Cory doesn’t magically stop giving a fuck what people think of him, just because he has his first kiss and a few days with goofy hair. He’s able to restore his hair to its curly glory by episode’s end, and is back sitting with his original friends over the “weird” table. He was still incredibly self conscious and unsure of himself, like all kids that age are, and would still have crises of identity throughout his youth. But he learned the first of many lessons on living your life without concern for others perceptions, which is as difficult a thing to accept as any when growing up (or throughout life).
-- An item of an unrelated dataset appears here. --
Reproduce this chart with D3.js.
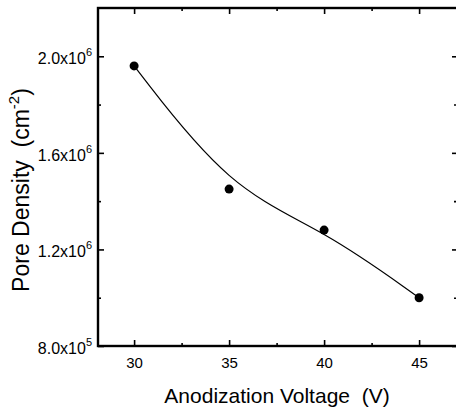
<!DOCTYPE html>
<html>
<head>
<meta charset="utf-8">
<script src="https://cdn.jsdelivr.net/npm/d3@7"></script>
<style>
  body { margin: 0; background: #fff; }
  text { font-family: "Liberation Sans", Arial, sans-serif; fill: #000; white-space: pre; }
</style>
</head>
<body>
<div id="chart"></div>
<script>
// data
var voltage = [30, 35, 40, 45]
var density = [1.96e6, 1.45e6, 1.28e6, 1.0e6]

var xTicks = [30, 35, 40, 45]
var xMinor = [32.5, 37.5, 42.5]
var yTicks = [8.0e5, 1.2e6, 1.6e6, 2.0e6]
var yTickMant = ["8.0", "1.2", "1.6", "2.0"]
var yTickExp = ["5", "6", "6", "6"]
var yMinor = [1.0e6, 1.4e6, 1.8e6]

var width = 456, height = 408
var pLeft = 98, pRight = 459, pTop = 8, pBottom = 346

var svg = d3.select("#chart").append("svg")
  .attr("width", width)
  .attr("height", height)

var x = d3.scaleLinear().domain([28.1, 47.1]).range([pLeft, pRight])
var y = d3.scaleLinear().domain([8.0e5, 2.2e6]).range([pBottom, pTop])

// frame (right side runs just past the picture edge)
svg.append("rect")
  .attr("x", pLeft).attr("y", pTop)
  .attr("width", pRight - pLeft).attr("height", pBottom - pTop)
  .attr("fill", "none").attr("stroke", "#000").attr("stroke-width", 2.4)

// major ticks on all four sides, pointing in
var bottomAxis = svg.append("g").attr("transform", "translate(0," + pBottom + ")")
  .call(d3.axisBottom(x).tickValues(xTicks).tickSizeInner(-6).tickSizeOuter(0).tickPadding(11))
svg.append("g").attr("transform", "translate(0," + pTop + ")")
  .call(d3.axisTop(x).tickValues(xTicks).tickSizeInner(-6).tickSizeOuter(0).tickFormat(""))
svg.append("g").attr("transform", "translate(" + pLeft + ",0)")
  .call(d3.axisLeft(y).tickValues(yTicks).tickSizeInner(-6).tickSizeOuter(0).tickFormat(""))
svg.append("g").attr("transform", "translate(" + (pRight - 2) + ",0)")
  .call(d3.axisRight(y).tickValues(yTicks).tickSizeInner(-5).tickSizeOuter(0).tickFormat(""))

// minor ticks
svg.append("g").attr("transform", "translate(0," + pBottom + ")")
  .call(d3.axisBottom(x).tickValues(xMinor).tickSizeInner(-3).tickSizeOuter(0).tickFormat(""))
svg.append("g").attr("transform", "translate(0," + pTop + ")")
  .call(d3.axisTop(x).tickValues(xMinor).tickSizeInner(-3).tickSizeOuter(0).tickFormat(""))
svg.append("g").attr("transform", "translate(" + pLeft + ",0)")
  .call(d3.axisLeft(y).tickValues(yMinor).tickSizeInner(-3).tickSizeOuter(0).tickFormat(""))
svg.append("g").attr("transform", "translate(" + (pRight - 2) + ",0)")
  .call(d3.axisRight(y).tickValues(yMinor).tickSizeInner(-3).tickSizeOuter(0).tickFormat(""))

svg.selectAll(".domain").remove()
svg.selectAll(".tick line").attr("stroke", "#000").attr("stroke-width", 1.6)

bottomAxis.selectAll("text")
  .style("font-size", "15px")
  .style("font-family", "Liberation Sans, Arial, sans-serif")

// y tick labels with superscript exponents
svg.selectAll("yLabels")
  .data(yTicks)
  .enter()
  .append("text")
    .attr("x", pLeft - 6)
    .attr("y", function(d) { return y(d) + 8 })
    .attr("text-anchor", "end")
    .style("font-size", "16px")
    .each(function(d, i) {
      var t = d3.select(this)
      t.append("tspan").text(yTickMant[i] + "x10")
      t.append("tspan").attr("dy", -8).style("font-size", "11px").text(yTickExp[i])
    })

// smooth curve
var line = d3.line()
  .x(function(d, i) { return x(voltage[i]) })
  .y(function(d) { return y(d) })
  .curve(d3.curveBasis)

svg.append("path")
  .datum(density)
  .attr("d", line)
  .attr("fill", "none")
  .attr("stroke", "#000")
  .attr("stroke-width", 1.2)

// points
svg.selectAll("dots")
  .data(density)
  .enter()
  .append("circle")
    .attr("cx", function(d, i) { return x(voltage[i]) })
    .attr("cy", function(d) { return y(d) })
    .attr("r", 4.5)
    .attr("fill", "#000")

// axis titles
svg.append("text")
  .attr("x", 277)
  .attr("y", 403)
  .attr("text-anchor", "middle")
  .style("font-size", "21px")
  .text("Anodization Voltage  (V)")

var yTitle = svg.append("text")
  .attr("transform", "translate(29,190) rotate(-90)")
  .attr("text-anchor", "middle")
  .style("font-size", "23px")
yTitle.append("tspan").text("Pore Density  (cm")
yTitle.append("tspan").attr("dy", -10).style("font-size", "15px").text("-2")
yTitle.append("tspan").attr("dy", 10).text(")")
</script>
</body>
</html>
And Cory and Topanga kissed! For the first time!! And frankly it was fucking adorable. This was the defining couple and depiction of love for a generation growing up, and the beginning of that is a pretty big milestone. The show may have acted like the two were pre-ordained to be together forever in later years, and mysteriously forgotten Topanga’s bizzare, neo-hippie behavior early on. But there was always that spark and draw between them, at least, and this episode put an exclamation point on that introduction.

One comment

  1. Did he chemically straighten his hair or just blow it out? If it was the former, he IS lucky it didn’t all fall out – white people should not be relaxing their hair! But if it was the latter, he could have, you know… just wet it, and it’d curl right back up.

    And yes, I know I just saw the episode a few weeks ago, but I can’t remember the details, shut up, jrc I hate you.